まだ配信は見直せていませんが、終わってみると明確なミスがあったことは理解しています。
ただ今見返すと反省より後悔の気持ちの方が大きそうです。
だから落ち着いたらしっかり見直します。
決勝戦後
試合直後はもっと上手くプレイできたという後悔の感情は強く残っていませんでした。
悔しい気持ちで溢れていました。
マッチアップ的に苦しいことはわかってたもののもっと色々できたんじゃないかと思っていました。
取材や撮影もあったので、空き時間に一人でそんなことを考えながらトボトボ歩いていると日本人の方がたくさん声をかけてくれました。

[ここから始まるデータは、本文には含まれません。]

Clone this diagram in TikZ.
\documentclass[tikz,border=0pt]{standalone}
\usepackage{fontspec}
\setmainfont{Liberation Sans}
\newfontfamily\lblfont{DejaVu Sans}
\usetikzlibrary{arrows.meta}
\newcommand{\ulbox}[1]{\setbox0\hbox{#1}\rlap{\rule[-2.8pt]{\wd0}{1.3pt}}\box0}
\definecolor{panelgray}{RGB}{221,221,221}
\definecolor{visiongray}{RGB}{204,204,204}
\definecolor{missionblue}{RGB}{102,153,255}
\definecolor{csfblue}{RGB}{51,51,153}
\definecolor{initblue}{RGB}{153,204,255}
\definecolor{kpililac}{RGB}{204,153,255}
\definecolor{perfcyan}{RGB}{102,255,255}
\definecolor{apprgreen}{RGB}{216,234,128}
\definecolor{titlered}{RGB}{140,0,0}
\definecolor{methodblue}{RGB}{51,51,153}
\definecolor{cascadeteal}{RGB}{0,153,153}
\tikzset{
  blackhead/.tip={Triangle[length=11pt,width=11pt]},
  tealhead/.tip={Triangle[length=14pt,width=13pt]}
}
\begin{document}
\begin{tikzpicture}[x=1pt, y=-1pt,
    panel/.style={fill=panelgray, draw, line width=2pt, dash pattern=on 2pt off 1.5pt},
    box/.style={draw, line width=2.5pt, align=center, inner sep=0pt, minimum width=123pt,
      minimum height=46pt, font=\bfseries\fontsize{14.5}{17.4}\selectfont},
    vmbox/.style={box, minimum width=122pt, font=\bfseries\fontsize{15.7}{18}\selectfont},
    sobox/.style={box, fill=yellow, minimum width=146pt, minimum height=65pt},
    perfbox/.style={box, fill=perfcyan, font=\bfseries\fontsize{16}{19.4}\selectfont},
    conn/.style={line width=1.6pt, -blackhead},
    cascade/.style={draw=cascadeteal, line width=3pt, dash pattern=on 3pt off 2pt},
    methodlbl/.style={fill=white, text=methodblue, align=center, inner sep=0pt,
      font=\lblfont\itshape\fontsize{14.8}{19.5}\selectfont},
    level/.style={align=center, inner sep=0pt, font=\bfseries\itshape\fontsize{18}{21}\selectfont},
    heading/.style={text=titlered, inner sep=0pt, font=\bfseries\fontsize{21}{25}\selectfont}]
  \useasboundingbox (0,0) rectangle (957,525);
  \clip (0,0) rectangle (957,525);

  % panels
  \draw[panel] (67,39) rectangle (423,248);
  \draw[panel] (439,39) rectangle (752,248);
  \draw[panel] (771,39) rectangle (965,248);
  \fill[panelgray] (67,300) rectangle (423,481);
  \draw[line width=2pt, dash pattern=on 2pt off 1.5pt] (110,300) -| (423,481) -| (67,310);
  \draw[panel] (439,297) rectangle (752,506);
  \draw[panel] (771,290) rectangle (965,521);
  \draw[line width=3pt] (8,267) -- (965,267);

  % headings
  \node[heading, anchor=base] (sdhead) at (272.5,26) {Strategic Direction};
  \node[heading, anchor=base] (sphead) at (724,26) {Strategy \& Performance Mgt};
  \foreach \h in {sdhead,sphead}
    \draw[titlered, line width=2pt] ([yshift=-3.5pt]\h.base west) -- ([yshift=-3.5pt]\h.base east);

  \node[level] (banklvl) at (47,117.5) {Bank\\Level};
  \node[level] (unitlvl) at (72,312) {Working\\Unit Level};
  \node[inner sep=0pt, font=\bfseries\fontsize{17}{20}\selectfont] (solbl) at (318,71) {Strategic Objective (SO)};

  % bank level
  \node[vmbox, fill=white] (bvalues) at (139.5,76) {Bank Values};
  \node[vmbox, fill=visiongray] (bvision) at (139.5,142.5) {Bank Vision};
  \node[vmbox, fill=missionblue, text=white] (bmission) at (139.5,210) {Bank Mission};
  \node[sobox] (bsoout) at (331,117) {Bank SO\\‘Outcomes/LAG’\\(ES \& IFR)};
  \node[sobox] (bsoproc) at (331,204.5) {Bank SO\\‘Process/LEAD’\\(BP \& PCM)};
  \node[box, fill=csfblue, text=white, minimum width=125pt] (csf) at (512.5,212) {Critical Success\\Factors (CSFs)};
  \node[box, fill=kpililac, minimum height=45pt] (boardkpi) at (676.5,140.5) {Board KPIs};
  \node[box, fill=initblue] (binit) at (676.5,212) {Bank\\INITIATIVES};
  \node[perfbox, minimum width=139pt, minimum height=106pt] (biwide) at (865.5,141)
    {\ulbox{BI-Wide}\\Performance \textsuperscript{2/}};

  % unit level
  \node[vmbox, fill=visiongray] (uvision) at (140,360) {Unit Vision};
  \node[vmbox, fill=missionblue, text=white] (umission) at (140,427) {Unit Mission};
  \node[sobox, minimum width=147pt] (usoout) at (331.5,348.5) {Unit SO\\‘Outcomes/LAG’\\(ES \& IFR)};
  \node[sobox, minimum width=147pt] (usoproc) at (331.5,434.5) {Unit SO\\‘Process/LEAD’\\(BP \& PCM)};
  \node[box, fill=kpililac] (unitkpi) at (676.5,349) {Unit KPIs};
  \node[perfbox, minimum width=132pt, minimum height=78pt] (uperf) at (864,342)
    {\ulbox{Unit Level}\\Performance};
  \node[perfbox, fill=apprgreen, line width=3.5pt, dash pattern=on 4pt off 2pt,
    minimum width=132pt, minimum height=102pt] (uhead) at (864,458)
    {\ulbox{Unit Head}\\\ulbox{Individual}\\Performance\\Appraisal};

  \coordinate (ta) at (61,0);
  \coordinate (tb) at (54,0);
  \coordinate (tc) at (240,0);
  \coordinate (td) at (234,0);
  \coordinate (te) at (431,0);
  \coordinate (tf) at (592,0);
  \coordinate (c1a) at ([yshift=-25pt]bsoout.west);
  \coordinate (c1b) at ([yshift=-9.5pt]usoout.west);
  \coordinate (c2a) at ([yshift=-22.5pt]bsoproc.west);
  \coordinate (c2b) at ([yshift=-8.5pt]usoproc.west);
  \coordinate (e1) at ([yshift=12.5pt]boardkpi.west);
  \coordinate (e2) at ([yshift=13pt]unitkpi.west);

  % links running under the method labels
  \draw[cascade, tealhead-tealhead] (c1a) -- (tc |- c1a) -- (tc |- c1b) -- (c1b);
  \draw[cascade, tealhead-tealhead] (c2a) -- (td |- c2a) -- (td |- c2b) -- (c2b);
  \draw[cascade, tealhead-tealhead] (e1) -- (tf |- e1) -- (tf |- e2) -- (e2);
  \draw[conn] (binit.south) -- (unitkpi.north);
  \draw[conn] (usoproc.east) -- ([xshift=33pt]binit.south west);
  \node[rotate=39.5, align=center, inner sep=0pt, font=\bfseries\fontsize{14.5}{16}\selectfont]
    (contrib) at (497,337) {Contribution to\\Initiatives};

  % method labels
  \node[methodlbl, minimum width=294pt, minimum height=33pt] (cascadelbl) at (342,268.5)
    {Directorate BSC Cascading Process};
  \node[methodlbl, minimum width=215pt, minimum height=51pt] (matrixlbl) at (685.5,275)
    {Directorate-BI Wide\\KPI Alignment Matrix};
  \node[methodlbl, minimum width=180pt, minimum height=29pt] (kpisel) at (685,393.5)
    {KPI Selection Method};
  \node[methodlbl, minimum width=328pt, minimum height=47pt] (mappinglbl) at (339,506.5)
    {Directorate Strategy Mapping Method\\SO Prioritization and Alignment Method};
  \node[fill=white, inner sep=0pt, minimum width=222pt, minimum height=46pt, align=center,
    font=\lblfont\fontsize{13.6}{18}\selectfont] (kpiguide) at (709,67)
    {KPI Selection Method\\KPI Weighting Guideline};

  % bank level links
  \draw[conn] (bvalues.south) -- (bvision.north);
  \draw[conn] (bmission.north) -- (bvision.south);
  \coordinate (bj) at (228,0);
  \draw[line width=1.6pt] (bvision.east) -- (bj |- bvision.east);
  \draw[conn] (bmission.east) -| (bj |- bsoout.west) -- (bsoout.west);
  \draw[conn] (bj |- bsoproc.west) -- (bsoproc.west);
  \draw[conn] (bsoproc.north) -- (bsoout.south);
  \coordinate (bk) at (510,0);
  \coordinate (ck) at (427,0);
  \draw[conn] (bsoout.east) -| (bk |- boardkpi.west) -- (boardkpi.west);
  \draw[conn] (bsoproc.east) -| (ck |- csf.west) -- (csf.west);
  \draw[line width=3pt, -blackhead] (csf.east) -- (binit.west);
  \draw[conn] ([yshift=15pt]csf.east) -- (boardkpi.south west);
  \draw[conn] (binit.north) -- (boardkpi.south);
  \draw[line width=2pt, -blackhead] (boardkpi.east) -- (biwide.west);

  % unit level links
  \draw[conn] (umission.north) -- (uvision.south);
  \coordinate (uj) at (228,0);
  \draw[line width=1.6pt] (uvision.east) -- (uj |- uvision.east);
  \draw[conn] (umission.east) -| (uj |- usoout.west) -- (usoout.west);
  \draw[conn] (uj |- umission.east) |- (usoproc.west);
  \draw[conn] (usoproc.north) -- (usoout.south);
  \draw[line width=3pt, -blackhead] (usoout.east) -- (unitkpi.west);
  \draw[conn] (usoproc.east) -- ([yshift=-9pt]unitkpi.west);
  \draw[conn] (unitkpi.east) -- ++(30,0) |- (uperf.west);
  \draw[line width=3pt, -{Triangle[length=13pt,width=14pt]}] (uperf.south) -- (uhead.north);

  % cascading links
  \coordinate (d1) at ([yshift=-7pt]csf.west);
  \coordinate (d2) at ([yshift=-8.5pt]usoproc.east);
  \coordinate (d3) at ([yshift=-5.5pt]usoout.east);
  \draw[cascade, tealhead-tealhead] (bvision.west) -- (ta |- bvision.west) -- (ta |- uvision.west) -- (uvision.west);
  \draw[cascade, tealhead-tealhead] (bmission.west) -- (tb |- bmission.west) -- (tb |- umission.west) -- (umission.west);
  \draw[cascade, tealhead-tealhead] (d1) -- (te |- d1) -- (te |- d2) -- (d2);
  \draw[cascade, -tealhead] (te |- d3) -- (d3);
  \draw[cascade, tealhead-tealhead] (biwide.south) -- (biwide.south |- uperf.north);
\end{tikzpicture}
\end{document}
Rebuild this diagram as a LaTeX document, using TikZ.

中には僕よりも悔しがって涙を流してくれている方もいて、本当にありがたい限りでした。
さらにSNSを見ると日本だけでなく様々な国からたくさんメッセージが届いていて、それが素直に嬉しかったし、今後切り替えて頑張らないといけないなって気持ちになりました。
現地でも海外の方は配信を見てくれていたのでおめでとうと言ってくれて、温かみを感じました。
みなさんありがとうございます。
来年は横浜
閉会式で来年の開催地は横浜と発表がありました。
正直日本で開催できると思っていなかったのでびっくりしています。
個人的な感想を言えば、来年の世界大会は招待されるので海外開催じゃなかったことは少し残念でした笑
でも、海外開催というハードルの高さから参加を断念した人や参加しないけど現地に行ってみたい人にとってはとてもいいことなので、日本のポケモンカードが盛り上がったり、海外選手に日本を知ってもらったりするいい機会だと思います。
生の会場には配信で伝わらない感動があるので、興味のある方はぜひ世界大会を目指して欲しいです。